UVA scrutinizes illicit explorers

Before a crowd of UVA students, friends and family that packed Trinity Presbyterian Church last Thursday, Vicki Gilliam remembered the eldest of her three sons as a young man that “would go to the heights, crazy child.” In the days after Tom Gilliam IV fell 40’ from the top of the UVA Physics Building to his death, university officials began work to prevent Gilliam’s fellow students from making similar, potentially fatal, ascents.

First-year UVA student Tom Gilliam IV, 19, was mourned by hundreds at Trinity Presbyterian Church last Thursday following his fatal fall from the UVA Physics Building roof. “He often said, ‘No one forgets the Irish guy,’” remembered a classmate.

UVA’s scrutiny, however, falls on a pastime tied to the school’s rooftops, steam tunnels and other off-limits areas. The day after Gilliam’s March 27 fall, UVA Police Lieutenant Melissa Fielding told media that UVA was “aware that there is a group of university students who try to enter secured spaces on Grounds as part of a challenge.” The same day, according to UVA spokeswoman Carol Wood, university facilities managers launched “an immediate and thorough review” of a number of buildings on Grounds.

“We will not, for security reasons, discuss the full extent of the changes that will be made,” Wood told reporters. However, she added, “we do plan to implement numerous new measures, including additional locked gates and steel panels in steam tunnels.” The Physics Building will be outfitted with new doors, locks and an electronic access system.
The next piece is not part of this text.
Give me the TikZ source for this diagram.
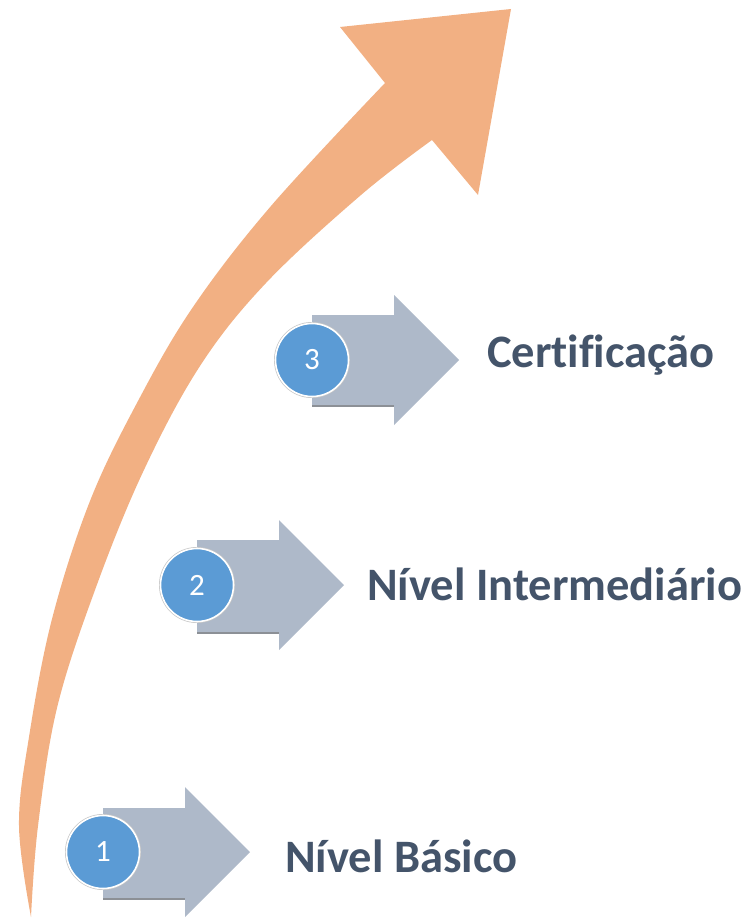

The steam tunnels were built in 1950 and almost immediately attracted a few illicit visitors, according to UVA news archives. One report includes a story from former UVA History Officer Raymond Bice, who said male students used the tunnels to access the nursing students’ dormitory prior to formal co-education. “A locked gate was installed in the passage to McKim [Hall, the nurses’ dorm], but students persisted in roaming the tunnels,” says an old story published by UVA’s Office of Media Relations.

A few sources suggest students’ persistence continued to occasionally defy UVA’s security. In 2009, UVA Police discovered a few naked swimmers in the school’s Aquatic Fitness Center (AFC), and told reporters that they likely accessed the AFC through the steam tunnels.

A website titled “The Bold and the Ruthless,” which provided a map of the UVA steam tunnels as well as what its authors call “anecdotal demonstration” of how to access UVA rooftops and interiors, closed following Gilliam’s death.

“In response to last weekend’s tragic accident the university has changed its policy towards accessing of the steam tunnels and rooftops from one of benign neglect to one of active prevention and prosecution,” read the site.

Gilliam’s grandfather, Tom, Jr., told C-VILLE Weekly that the family had no plans to pursue legal action against UVA, and said any changes to school policy is “their prerogative.”

“That said, I don’t think the university had ever considered this to be a particularly egregious sort of thing,” said Gilliam. Locking up the school, he added, “is against everything that the university stands for.”